→ Records for this exercise
## Start

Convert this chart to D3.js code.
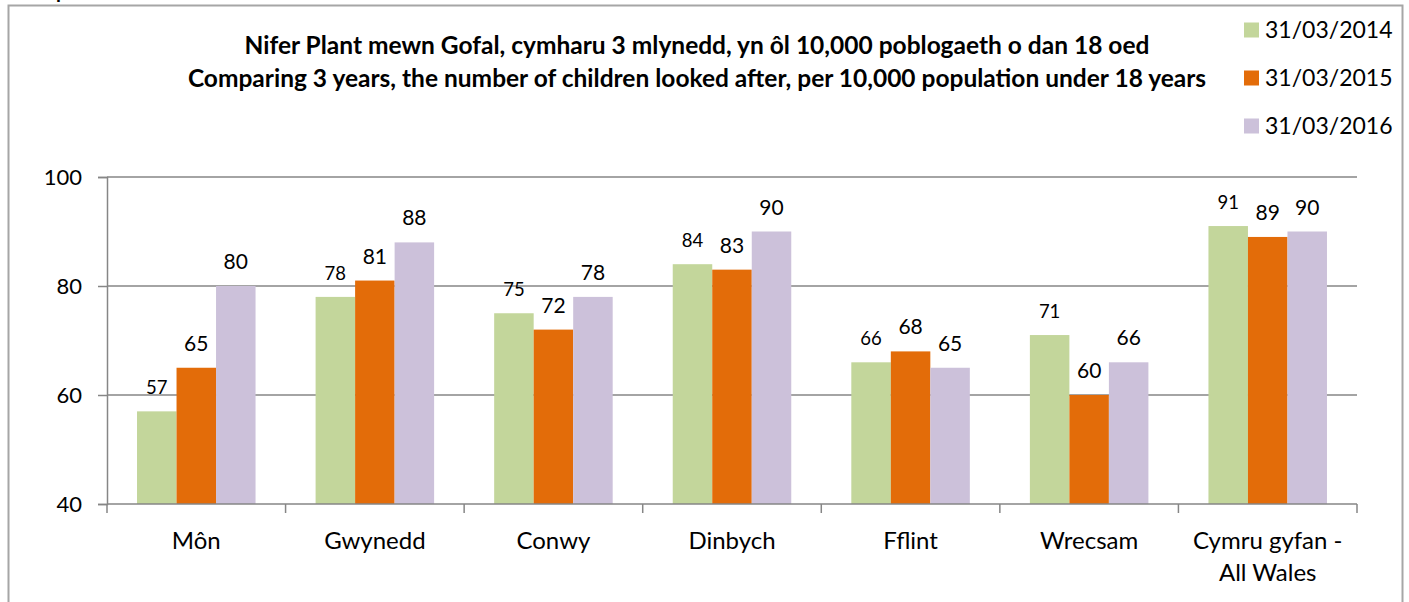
<!DOCTYPE html>
<html>
<head>
<meta charset="utf-8">
<script src="https://cdn.jsdelivr.net/npm/d3@7"></script>
<style>
  html, body { margin: 0; padding: 0; background: #fff; }
  svg { display: block; font-family: Lato, "Noto Sans", sans-serif; }
</style>
</head>
<body>
<svg id="chart" width="1409" height="602"></svg>
<script>
const categories = ["Môn", "Gwynedd", "Conwy", "Dinbych", "Fflint", "Wrecsam", "Cymru gyfan -\nAll Wales"];
const seriesNames = ["31/03/2014", "31/03/2015", "31/03/2016"];
const values2014 = [57, 78, 75, 84, 66, 71, 91];
const values2015 = [65, 81, 72, 83, 68, 60, 89];
const values2016 = [80, 88, 78, 90, 65, 66, 90];
const yTicks = [40, 60, 80, 100];
const titleLines = [
    "Nifer Plant mewn Gofal, cymharu 3 mlynedd, yn ôl 10,000 poblogaeth o dan 18 oed",
    "Comparing 3 years, the number of children looked after, per 10,000 population under 18 years"
];

const colors = ["#c3d69b", "#e36c09", "#ccc1da"];
const allValues = [values2014, values2015, values2016];

const svg = d3.select("#chart");

// outer frame
svg.append("rect")
    .attr("x", 8.5).attr("y", 5.5)
    .attr("width", 1394).attr("height", 620)
    .attr("fill", "none")
    .attr("stroke", "#a6a6a6")
    .attr("stroke-width", 2);

// cut-off fragment above the frame
svg.append("text")
    .attr("x", 56).attr("y", -2)
    .attr("font-size", 20).attr("font-weight", "bold")
    .text("p");

const margin = { top: 177, left: 107, right: 52, bottom: 98 };
const W = 1409, H = 602;

const x0 = d3.scaleBand()
    .domain(categories)
    .range([margin.left, W - margin.right])
    .padding(0);

const x1 = d3.scaleBand()
    .domain(seriesNames)
    .range([0, x0.bandwidth()])
    .paddingOuter(0.76)
    .paddingInner(0);

const y = d3.scaleLinear()
    .domain([40, 100])
    .range([H - margin.bottom, margin.top]);

// gridlines
svg.append("g")
    .selectAll("line")
    .data(yTicks.slice(1))
    .enter().append("line")
    .attr("x1", margin.left).attr("x2", W - margin.right)
    .attr("y1", d => y(d)).attr("y2", d => y(d))
    .attr("stroke", "#868686")
    .attr("stroke-width", 1.5);

// y axis
const yAxis = svg.append("g")
    .attr("transform", `translate(${margin.left},0)`)
    .call(d3.axisLeft(y).tickValues(yTicks).tickSize(9).tickPadding(16));
yAxis.select(".domain").attr("stroke", "#868686").attr("stroke-width", 1.5);
yAxis.selectAll(".tick line").attr("stroke", "#868686").attr("stroke-width", 1.5);
yAxis.selectAll(".tick text")
    .attr("font-family", "Lato, sans-serif")
    .attr("font-size", 22)
    .attr("fill", "#000");

// bars
const groups = svg.append("g")
    .selectAll("g")
    .data(categories)
    .enter().append("g")
    .attr("transform", d => `translate(${x0(d)},0)`);

seriesNames.forEach((s, si) => {
    groups.append("rect")
        .attr("x", x1(s))
        .attr("width", x1.bandwidth())
        .attr("y", (d, i) => y(allValues[si][i]))
        .attr("height", (d, i) => y(40) - y(allValues[si][i]))
        .attr("fill", colors[si]);

    groups.append("text")
        .attr("x", x1(s) + x1.bandwidth() / 2)
        .attr("y", (d, i) => y(allValues[si][i]) - 17)
        .attr("text-anchor", "middle")
        .attr("font-size", si === 0 ? 18.5 : 21)
        .attr("fill", "#000")
        .text((d, i) => allValues[si][i]);
});

// x axis
const xAxis = svg.append("g")
    .attr("transform", `translate(0,${y(40)})`);
xAxis.append("line")
    .attr("x1", margin.left).attr("x2", W - margin.right)
    .attr("stroke", "#868686").attr("stroke-width", 1.5);
const bounds = categories.map(c => x0(c)).concat([x0.range()[1]]);
xAxis.selectAll(".tk")
    .data(bounds)
    .enter().append("line")
    .attr("class", "tk")
    .attr("x1", d => d).attr("x2", d => d)
    .attr("y1", 0).attr("y2", 9)
    .attr("stroke", "#868686").attr("stroke-width", 1.5);

xAxis.selectAll(".cat")
    .data(categories)
    .enter().append("text")
    .attr("class", "cat")
    .attr("text-anchor", "middle")
    .attr("font-size", 24)
    .attr("fill", "#000")
    .each(function (d) {
        const t = d3.select(this);
        d.split("\n").forEach((line, li) => {
            t.append("tspan")
                .attr("x", x0(d) + x0.bandwidth() / 2)
                .attr("y", 45 + li * 32)
                .text(line);
        });
    });

// title
svg.append("g")
    .selectAll("text")
    .data(titleLines)
    .enter().append("text")
    .attr("x", 697)
    .attr("y", (d, i) => 53.5 + i * 33)
    .attr("text-anchor", "middle")
    .attr("font-size", 24.5)
    .attr("font-weight", "bold")
    .attr("fill", "#000")
    .text(d => d);

// legend
const legend = svg.append("g")
    .selectAll("g")
    .data(seriesNames)
    .enter().append("g")
    .attr("transform", (d, i) => `translate(1244,${30 + i * 48})`);
legend.append("rect")
    .attr("x", 0).attr("y", -7.5)
    .attr("width", 15).attr("height", 15)
    .attr("fill", (d, i) => colors[i]);
legend.append("text")
    .attr("x", 21).attr("y", 8)
    .attr("font-size", 23)
    .attr("fill", "#000")
    .text(d => d);
</script>
</body>
</html>
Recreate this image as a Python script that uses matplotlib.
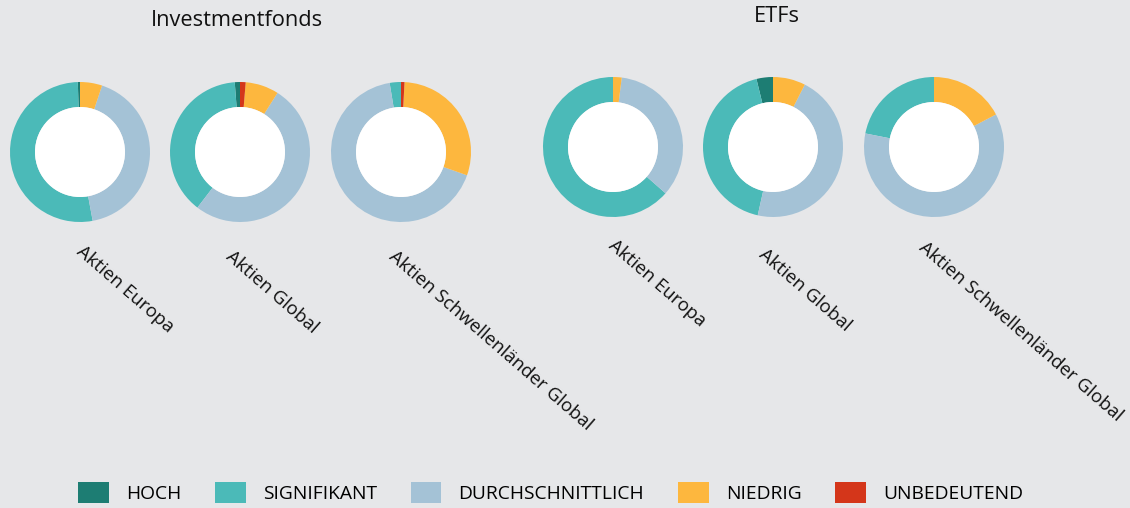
import numpy as np
import matplotlib
matplotlib.use("Agg")
import matplotlib.pyplot as plt
from matplotlib.patches import Circle, Patch

plt.rcParams["font.family"] = ["Open Sans", "DejaVu Sans"]

categories = ["HOCH", "SIGNIFIKANT", "DURCHSCHNITTLICH", "NIEDRIG", "UNBEDEUTEND"]
colors = ["#1d7d73", "#4bbab8", "#a4c2d6", "#fdb73e", "#d4361a"]

group_titles = ["Investmentfonds", "ETFs"]
fund_names = ["Aktien Europa", "Aktien Global", "Aktien Schwellenländer Global"]

# shares in percent, order as in categories
fonds_values = [
    [0.5, 52.4, 42.0, 5.1, 0.0],
    [1.2, 38.4, 51.4, 7.7, 1.3],
    [0.0, 2.6, 67.0, 29.6, 0.8],
]
etf_values = [
    [0.0, 63.5, 34.5, 2.0, 0.0],
    [3.8, 42.7, 46.0, 7.5, 0.0],
    [0.0, 21.9, 60.8, 17.3, 0.0],
]

W, H = 1130, 508
bg = "#e6e7e9"

fig = plt.figure(figsize=(W / 100, H / 100), dpi=100, facecolor=bg)
ax = fig.add_axes([0, 0, 1, 1])
ax.set_xlim(0, W)
ax.set_ylim(0, H)
ax.set_aspect("equal")
ax.axis("off")

# layout in pixels (x, y from top): values, donut x, donut y, label dx, label y, title x, title y
groups = [
    (fonds_values, [80, 240, 401], 152, [-1, -12, -10], [249, 254, 254], 237, 20),
    (etf_values, [613, 773, 934], 147, [-2, -12, -13], [243, 252, 245], 777, 17),
]
r_out, r_in = 70, 45

for (values, xs, cy, ldx, ly, tx, ty), title in zip(groups, group_titles):
    for vals, cx, dx, y, name in zip(values, xs, ldx, ly, fund_names):
        center = (cx, H - cy)
        ax.pie(vals, colors=colors, startangle=90, counterclock=True,
               radius=r_out, center=center,
               wedgeprops=dict(width=r_out - r_in, linewidth=0))
        ax.add_patch(Circle(center, r_in, facecolor="white", edgecolor="none"))
        ax.text(cx + dx, H - y, name, rotation=-41, rotation_mode="anchor",
                ha="left", va="center", fontsize=13.4, color="#111111")
    ax.text(tx, H - ty, title, ha="center", va="center", fontsize=15.7, color="#111111")

ax.set_xlim(0, W)
ax.set_ylim(0, H)

handles = [Patch(facecolor=c, edgecolor="none") for c in colors]
fig.legend(handles, categories, loc="lower left", bbox_to_anchor=(73 / W, 0),
           ncol=5, frameon=False, fontsize=13.9, handlelength=1.6,
           handleheight=1.3, handletextpad=0.88, columnspacing=1.75,
           borderaxespad=0.1, borderpad=0.15)

fig.savefig("out.png", dpi=100, facecolor=bg)
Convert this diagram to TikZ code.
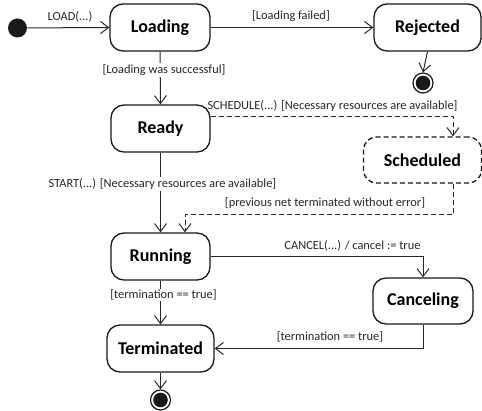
\documentclass[tikz,border=0pt]{standalone}
\usepackage{fontspec}
\setmainfont{Carlito}
\usetikzlibrary{arrows.meta}
\begin{document}
\begin{tikzpicture}[x=1pt,y=-1pt,
  line width=1pt,
  >={Straight Barb[length=8pt,width=12pt]},
  statebox/.style={draw=black!90, line width=1.3pt, rounded corners=13pt, minimum height=47pt,
     inner sep=0pt, font=\fontsize{18}{20}\selectfont\bfseries},
  lbl/.style={font=\fontsize{12.4}{15}\selectfont, inner sep=1pt, text=black!85},
  conn/.style={draw=black!85, ->},
  dsh/.style={dash pattern=on 5pt off 3pt}]
\useasboundingbox (0,0) rectangle (482,411);
% states
\node[statebox, minimum width=100pt] (Loading) at (160,27.5) {Loading};
\node[statebox, minimum width=107pt] (Rejected) at (427.5,27.5) {Rejected};
\node[statebox, minimum width=99pt] (Ready) at (160.5,128.5) {Ready};
\node[statebox, dsh, minimum width=118pt, minimum height=46pt] (Scheduled) at (422.5,160) {Scheduled};
\node[statebox, minimum width=99pt] (Running) at (160.5,256.5) {Running};
\node[statebox, minimum width=100pt, minimum height=46pt] (Canceling) at (423,301) {Canceling};
\node[statebox, minimum width=107pt] (Terminated) at (160.5,348.5) {Terminated};
% pseudo states
\node[circle, fill=black!90, minimum size=19pt, inner sep=0pt] (init) at (17.5,28) {};
\node[circle, draw=black!90, line width=1.2pt, minimum size=20pt, inner sep=0pt] (fin1) at (423,83) {};
\fill[black!90] (fin1.center) circle (7.3pt);
\node[circle, draw=black!90, line width=1.2pt, minimum size=20pt, inner sep=0pt] (fin2) at (160.5,400) {};
\fill[black!90] (fin2.center) circle (7.3pt);
% transitions
\draw[conn] (init) -- (Loading.west);
\node[lbl] (lLoad) at (70,17) {LOAD(...)};
\draw[conn] (Loading.east) -- (Rejected.west);
\node[lbl] (lFail) at (291,16) {[Loading failed]};
\draw[conn] (Rejected.south) -- (fin1.north);
\draw[conn] (Loading.south) -- (Ready.north);
\node[lbl, fill=white] (lSucc) at (164,70) {[Loading was successful]};
\draw[conn, dsh] ([yshift=12pt]Ready.east) -| ([xshift=30.5pt]Scheduled.north);
\node[lbl] (lSched) at (332.5,106) {SCHEDULE(...) [Necessary resources are available]};
\draw[conn] (Ready.south) -- (Running.north);
\node[lbl, fill=white] (lStart) at (162.5,184) {START(...) [Necessary resources are available]};
\draw[conn, dsh] ([xshift=30.5pt]Scheduled.south) -- ++(0,31) -| ([xshift=24.5pt]Running.north);
\node[lbl] (lPrev) at (325,203) {[previous net terminated without error]};
\draw[conn] (Running.east) -| (Canceling.north);
\node[lbl] (lCancel) at (352.5,246) {CANCEL(...) / cancel := true};
\draw[conn] (Running.south) -- (Terminated.north);
\node[lbl, fill=white] (lTerm1) at (163.5,295) {[termination == true]};
\draw[conn] (Canceling.south) |- (Terminated.east);
\node[lbl] (lTerm2) at (330,337) {[termination == true]};
\draw[conn] (Terminated.south) -- (fin2.north);
\end{tikzpicture}
\end{document}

## End

→ Exercise details
Go from the first line of the listing to the line holding "- margin.bottom, margin.top]);" and, please, transcribe those lines exactly, both included, with no pictures.

→ Exercise response
Convert this chart to D3.js code.
<!DOCTYPE html>
<html>
<head>
<meta charset="utf-8">
<script src="https://cdn.jsdelivr.net/npm/d3@7"></script>
<style>
  html, body { margin: 0; padding: 0; background: #fff; }
  svg { display: block; font-family: Lato, "Noto Sans", sans-serif; }
</style>
</head>
<body>
<svg id="chart" width="1409" height="602"></svg>
<script>
const categories = ["Môn", "Gwynedd", "Conwy", "Dinbych", "Fflint", "Wrecsam", "Cymru gyfan -\nAll Wales"];
const seriesNames = ["31/03/2014", "31/03/2015", "31/03/2016"];
const values2014 = [57, 78, 75, 84, 66, 71, 91];
const values2015 = [65, 81, 72, 83, 68, 60, 89];
const values2016 = [80, 88, 78, 90, 65, 66, 90];
const yTicks = [40, 60, 80, 100];
const titleLines = [
    "Nifer Plant mewn Gofal, cymharu 3 mlynedd, yn ôl 10,000 poblogaeth o dan 18 oed",
    "Comparing 3 years, the number of children looked after, per 10,000 population under 18 years"
];

const colors = ["#c3d69b", "#e36c09", "#ccc1da"];
const allValues = [values2014, values2015, values2016];

const svg = d3.select("#chart");

// outer frame
svg.append("rect")
    .attr("x", 8.5).attr("y", 5.5)
    .attr("width", 1394).attr("height", 620)
    .attr("fill", "none")
    .attr("stroke", "#a6a6a6")
    .attr("stroke-width", 2);

// cut-off fragment above the frame
svg.append("text")
    .attr("x", 56).attr("y", -2)
    .attr("font-size", 20).attr("font-weight", "bold")
    .text("p");

const margin = { top: 177, left: 107, right: 52, bottom: 98 };
const W = 1409, H = 602;

const x0 = d3.scaleBand()
    .domain(categories)
    .range([margin.left, W - margin.right])
    .padding(0);

const x1 = d3.scaleBand()
    .domain(seriesNames)
    .range([0, x0.bandwidth()])
    .paddingOuter(0.76)
    .paddingInner(0);

const y = d3.scaleLinear()
    .domain([40, 100])
    .range([H - margin.bottom, margin.top]);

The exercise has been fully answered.